Circle of Deceit (German title: Die Fälschung, 'the deception'; French title: Le Faussaire) is an anti-war film directed by Volker Schlöndorff and internationally released in 1981. An international co-production, it was an adaptation of Nicolas Born's novel The Deception, which had appeared in 1979. The film follows a German journalist sent to Beirut to report on the Lebanese Civil War, which had begun in 1975.

==Plot==
Journalist Georg Laschen is sent to Beirut to report on the Lebanese civil war. His feelings about this mission are influenced by the dysfunctionality of his marriage to the unfaithful Greta, who resents his frequent absences for war reporting and remains in Germany with their young children, and his lack of understanding of the conflict.

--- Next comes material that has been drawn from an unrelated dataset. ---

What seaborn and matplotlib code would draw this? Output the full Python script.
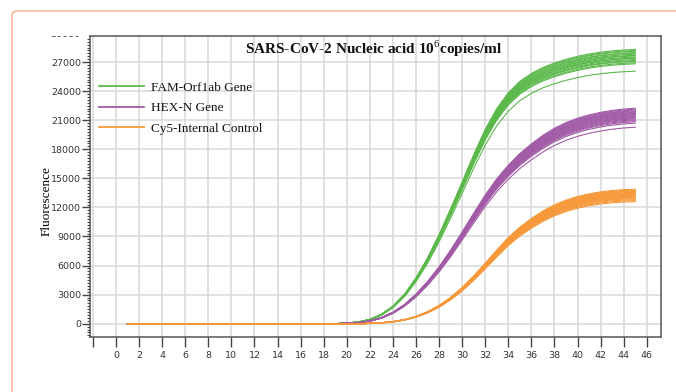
import numpy as np
import pandas as pd
import matplotlib
matplotlib.use("Agg")
import matplotlib.pyplot as plt
import matplotlib.transforms as mtransforms
import seaborn as sns
from matplotlib.patches import FancyBboxPatch, Rectangle
from matplotlib.lines import Line2D
from matplotlib.ticker import FixedLocator, FixedFormatter, MultipleLocator

# ---------------- data ----------------
cycles = list(range(1, 46))

fam_shape = [0]*19 + [60, 170, 430, 930, 1750, 2950, 4600, 6600, 8950, 11550,
                      14250, 17000, 19550, 21650, 23250, 24400, 25200, 25800, 26250,
                      26620, 26920, 27160, 27340, 27470, 27560, 27620]
hex_shape = [0]*19 + [30, 100, 270, 600, 1120, 1880, 2900, 4150, 5600, 7250,
                      9050, 10900, 12700, 14300, 15650, 16800, 17750, 18600, 19300,
                      19860, 20290, 20620, 20870, 21060, 21190, 21280]
cy5_shape = [0]*21 + [30, 90, 200, 400, 720, 1180, 1800, 2600, 3580, 4720, 5980,
                      7280, 8520, 9550, 10400, 11150, 11750, 12220, 12580, 12850,
                      13040, 13170, 13250, 13290]

fam_ends = [28310, 28190, 28120, 27980, 27930, 27810, 27700, 27640, 27520, 27430,
            27390, 27260, 27150, 27080, 26930, 26820, 26060]
hex_ends = [22240, 22150, 22060, 21980, 21900, 21820, 21760, 21690, 21600, 21540,
            21470, 21380, 21300, 21230, 21150, 21050, 20960, 20850, 20700, 20280]
cy5_ends = [13870, 13780, 13700, 13640, 13560, 13500, 13430, 13370, 13300, 13240,
            13180, 13110, 13050, 12980, 12900, 12800, 12700, 12590]

channels = ["FAM-Orf1ab Gene", "HEX-N Gene", "Cy5-Internal Control"]
colors = ["#5bb94b", "#a25ba7", "#f7993a"]

x_ticks = list(range(-2, 47, 2))
x_labels = [""] + [str(v) for v in range(0, 47, 2)]
y_ticks = list(range(0, 30001, 3000))

title = "SARS-CoV-2 Nucleic acid 10$^{6}$copies/ml"
ylabel = "Fluorescence"

# ---------------- long table ----------------
rows = []
for ch, shape, ends in zip(channels, [fam_shape, hex_shape, cy5_shape],
                           [fam_ends, hex_ends, cy5_ends]):
    shp = np.array(shape, dtype=float)
    for r, e in enumerate(ends):
        vals = shp * (e / shp[-1])
        for c, v in zip(cycles, vals):
            rows.append((ch, f"{ch}-{r}", c, v))
df = pd.DataFrame(rows, columns=["channel", "rep", "cycle", "fluor"])

# ---------------- figure ----------------
plt.rcParams["mathtext.fontset"] = "custom"
plt.rcParams["mathtext.rm"] = "Liberation Serif"
plt.rcParams["mathtext.bf"] = "Liberation Serif:bold"

W, H = 676, 392
fig = plt.figure(figsize=(W/100, H/100), dpi=100)
fig.patch.set_facecolor("white")

# card border
card = FancyBboxPatch((12, -30), 720, H - 11 + 30,
                      boxstyle="round,pad=0,rounding_size=5",
                      transform=mtransforms.IdentityTransform(),
                      facecolor="none", edgecolor="#f7b797", linewidth=1.2)
fig.add_artist(card)

ax = fig.add_axes([90/W, 55/H, 571/W, 301/H])

sns.lineplot(data=df, x="cycle", y="fluor", hue="channel", units="rep",
             estimator=None, palette=colors, hue_order=channels,
             linewidth=0.8, legend=False, ax=ax)

ax.set_xlim(-2.25, 47.23)
ax.set_ylim(-1373, 29690)

ax.xaxis.set_major_locator(FixedLocator(x_ticks))
ax.xaxis.set_major_formatter(FixedFormatter(x_labels))
ax.yaxis.set_major_locator(FixedLocator(y_ticks))
ax.yaxis.set_minor_locator(MultipleLocator(300))

ax.grid(True, which="major", color="#d9d9d9", linewidth=1.1)
ax.set_axisbelow(True)

for s in ax.spines.values():
    s.set_color("#555555")
    s.set_linewidth(1.1)

ax.tick_params(axis="x", which="major", length=7, width=1.0, color="#444444",
               labelsize=6.8, labelcolor="#333333", pad=3)
ax.tick_params(axis="y", which="major", length=5.5, width=1.0, color="#444444",
               labelsize=6.8, labelcolor="#333333", pad=1)
ax.tick_params(axis="y", which="minor", length=2.2, width=0.8, color="#444444")
for lab in ax.get_xticklabels() + ax.get_yticklabels():
    lab.set_fontfamily("DejaVu Sans")

ax.set_xlabel("")
ax.set_ylabel(ylabel, fontfamily="Liberation Serif", fontsize=9.5)
ax.yaxis.set_label_coords(-0.066, 0.452)

# partially clipped top tick label
off = mtransforms.ScaledTranslation(0, -2/100, fig.dpi_scale_trans)
t = ax.text(-0.0175, 30000, "30000", transform=ax.get_yaxis_transform() + off,
            ha="right", va="center", fontsize=6.8, color="#333333",
            fontfamily="DejaVu Sans", clip_on=True)
t.set_clip_path(Rectangle((0, 0), 1, (H - 35.5)/H, transform=fig.transFigure))

ax.text(0.497, 0.958, title, transform=ax.transAxes, ha="center", va="center",
        fontsize=11, fontweight="bold", fontfamily="Liberation Serif", color="#111111")

handles = [Line2D([0], [0], color=c, lw=1.3) for c in colors]
leg = ax.legend(handles, channels, loc="upper left", bbox_to_anchor=(0.016, 0.848),
                frameon=False, borderpad=0, borderaxespad=0, handlelength=3.4,
                handletextpad=0.55, labelspacing=0.62,
                prop={"family": "Liberation Serif", "size": 9.5})
for txt in leg.get_texts():
    txt.set_color("#111111")

fig.savefig("out.png", dpi=100, facecolor="white")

He feels that his opinions and lack of understanding of events and their background are not respected by his editors because any conflict interests the public. Consequently, he feels that his reports are not real journalism and pretending that they are is deceitful (or in German: Fälschung).

After an affair with a local named Arianna (Hanna Schygulla), he happens to kill a man. He realises how relatively easily one's moral standards can be corrupted in a violent environment and how hard or even impossible it is to remain unbiased as a journalist.
==Cast==
- Bruno Ganz as Georg Laschen
- Hanna Schygulla as Ariane Nassar
- Jerzy Skolimowski as Hoffmann
- Jean Carmet as Rudnik
- Gila von Weitershausen as Greta Laschen
- Khaled El Sayed as Progressive Officer (uncredited)

==Production==
The film was shot on location in Beirut. The Lebanese Civil War, which began in 1975, would continue until 1990. The New York Times remarked that it was "filmed in 1980 under remarkable conditions: with its crew confined to "safe" portions of Beirut while the fighting went on elsewhere, but with ubiquitous evidence of real warfare everywhere."

==Reception==
The New York Times described it as "a balanced, thoughtful, extremely moving vision of wartime tragedy." On the review aggregator website Rotten Tomatoes, 100% of 7 critics' reviews are positive.

==Accolades==
The film was nominated for the César Award for Best Foreign Film in 1981. Jerzy Skolimowski won the Best Supporting Actor Deutscher Filmpreis in 1982, for his role as the war photographer Hoffmann.

==Soundtrack==
The original soundtrack music composed by Maurice Jarre for Le Faussaire was released on CD in 2013 by Canadian label Disques Cinemusique.